═════ MATERIAL

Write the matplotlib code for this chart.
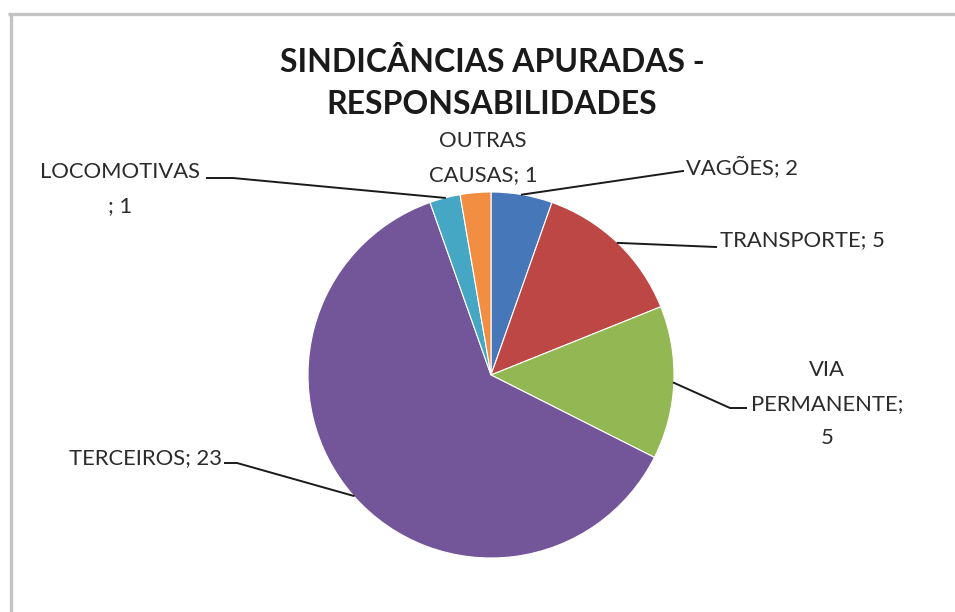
import numpy as np
import matplotlib.pyplot as plt

W, H = 955, 612

names = ["VAGÕES", "TRANSPORTE", "VIA PERMANENTE", "TERCEIROS", "LOCOMOTIVAS", "OUTRAS CAUSAS"]
counts = [2, 5, 5, 23, 1, 1]
# how each label is broken over lines ({v} = count)
label_fmt = ["VAGÕES; {v}", "TRANSPORTE; {v}", "VIA\nPERMANENTE;\n{v}",
             "TERCEIROS; {v}", "LOCOMOTIVAS\n; {v}", "OUTRAS\nCAUSAS; {v}"]
colors = ["#4677b8", "#bd4744", "#93b752", "#73569a", "#45a7c4", "#f28e42"]
title = "SINDICÂNCIAS APURADAS -\nRESPONSABILIDADES"

# label placement in pixel coords (y from top): text pos, alignment, leader elbows
label_pos = [(686, 168), (720, 240), (827, 404), (222, 458), (120, 189), (483, 158)]
label_ha = ["left", "left", "center", "right", "center", "center"]
leaders = [[(683, 171)], [(716, 247)], [(746, 408), (730, 408)],
           [(225, 463), (237, 463)], [(207, 178), (233, 178)], []]

CX, CY, R = 491, 375, 183


def fy(y):
    return H - y


fig = plt.figure(figsize=(W / 100, H / 100), dpi=100)
ax = fig.add_axes([0, 0, 1, 1])

wedges, _ = ax.pie(counts, colors=colors, startangle=90, counterclock=False,
                   center=(CX, fy(CY)), radius=R,
                   wedgeprops=dict(edgecolor="white", linewidth=0.8))
ax.set_xlim(0, W)
ax.set_ylim(0, H)
ax.set_aspect("equal")
ax.axis("off")

for i, w in enumerate(wedges):
    txt = label_fmt[i].format(v=counts[i])
    x, y = label_pos[i]
    ax.text(x, fy(y), txt, ha=label_ha[i], va="center", fontsize=15.8,
            family="Lato", color="#2b2b2b", linespacing=1.9)
    if leaders[i]:
        mid = np.deg2rad((w.theta1 + w.theta2) / 2)
        px = [p[0] for p in leaders[i]] + [CX + R * np.cos(mid)]
        py = [fy(p[1]) for p in leaders[i]] + [fy(CY) + R * np.sin(mid)]
        ax.plot(px, py, color="#1a1a1a", lw=1.4)

ax.text(492, fy(83), title, ha="center", va="center", fontsize=23,
        family="Lato", weight="bold", color="#1a1a1a", linespacing=1.5)

# chart area border (top and left edges visible)
ax.plot([8, W], [fy(14), fy(14)], color="#c4c4c4", lw=2.4, solid_capstyle="butt")
ax.plot([11, 11], [fy(14), 0], color="#c4c4c4", lw=2.4, solid_capstyle="butt")

fig.savefig("out.png", dpi=100, facecolor="white")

══════════

YOUR INSTRUCTIONS
Lines containing the word "matplotlib" are to be counted in the listing; state their number alone.

WORKED ANSWER
2